Meglio sarebbe stato un documento in allegato che indicasse le date improrogabili di approvazione dei piani ancora imperfetti.
6. La questione degli standard urbanistici
Sulla questione degli standard urbanistici ci si aspettava infine un maggior coraggio: la situazione pregressa nella gran parte della città più popolate presenta come noto gravi deficit di aree pubbliche. La legge si limita invece a mantenere pressoché invariata la dotazione minima prevista dal DM. 1444/68, perché se è vero che l’articolo 41 parla di 22 metri quadrati per ciascun abitante, fa esplicito riferimento ad una dotazione di superficie di corrispondenza per abitante pari a 120 metri cubi. Dunque l’apparente aumento di 4 mq dello standard viene immediatamente decurtato dall’aumento del 20% della cubatura di corrispondenza (da 100 mc del decreto ai previsti 120). Ne deriva un aumento modestissimo che mal si concilia con i fabbisogni arretrati di aree pubbliche anche per la ben nota estensione del fenomeno abusivo.

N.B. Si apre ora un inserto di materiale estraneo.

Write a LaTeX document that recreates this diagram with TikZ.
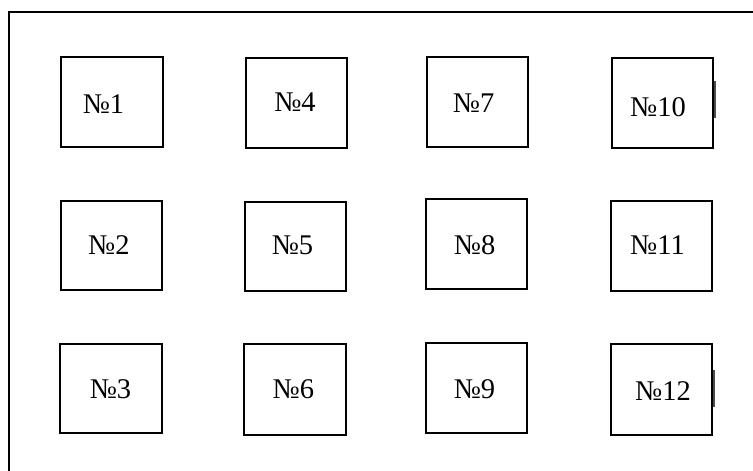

Ma a parte questa nota marginale, sussistono due gravi questioni. La prima è contenuta nell’articolo 44 dove si prevede la monetizzazione degli standard. La seconda, se possibile ancora più grave, contenuta nell’articolo 45 laddove si prevede la concessione amministrativa al privato al fine di consentirgli la gestione del servizio. Porre la questione nella legge urbanistica espone evidentemente ad un processo di sostanziale privatizzazione dei servizi pubblici che potrebbe avere conseguenze drammatiche sulla vita dei cittadini.